Intermediary platform operators have thrived in a largely deregulated marketplace based on the assumption that consumers have benefitted without the need for government oversight. However, the court of public opinion may have begun to shift from the view that platform operators present a universally positive value proposition. A proper assessment of consumer welfare must balance downstream enhancements, which are achieved through convenience, cost savings, free-rider opportunities, and innovation, with upstream costs, including uncompensated consumer data collection, privacy intrusions, reduced or eliminated consumer surpluses, and harm to information, communications, entertainment, and technology ventures. Such assessment also must take into consideration the earnings, employability, and stability of the workforce operating within the “gig economy.”
This Article explains how many of the platform intermediaries most likely to harm consumers and competition have benefitted by a reluctance of government agencies to examine upstream impacts. Such reticence stems from legitimate concerns about overreach, mission creep, and jurisdiction. It also may represent prudent concerns that the government should not handicap successful ventures at the expense of other market entrants. Concentrating on consumer impact steers agencies and reviewing courts toward a downstream emphasis because consumers reside on that side of the two-sided market. Additionally, a court might consider the relevant market as limited solely to one side.
On the other hand, this Article explains that upstream market assessments will become essential for a complete and statutorily-compliant evidentiary record. This Article examines the disagreement reflected in Ohio v. American Express Co.about whether the relevant market for credit card services requires courts to examine the transactions occurring on both sides of a platform that links vendors and consumers. The Supreme Court has validated the need to examine both sides of an intermediary’s market platform to determine the combined effects on consumers and competition when a credit card issuer tries to impose a contractual prohibition on upstream merchants “steering” consumers to an alternative credit card that offers lower processing fees.
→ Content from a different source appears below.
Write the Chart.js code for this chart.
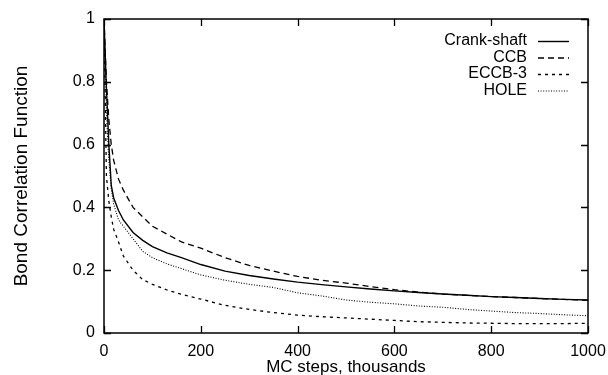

The lower court rejected the language as potentially raising consumer costs without considering whether such terms might accrue consumer benefits, such as financial rebates and airline miles.
This Article concludes that two-sided markets require assessments of the potential competitive and consumer benefits as well as the harms occurring on both sides in antitrust court and other regulatory proceedings. This approach does not favor more extensive government oversight, but instead supports a better calibrated assessment of the impact on competition and consumers.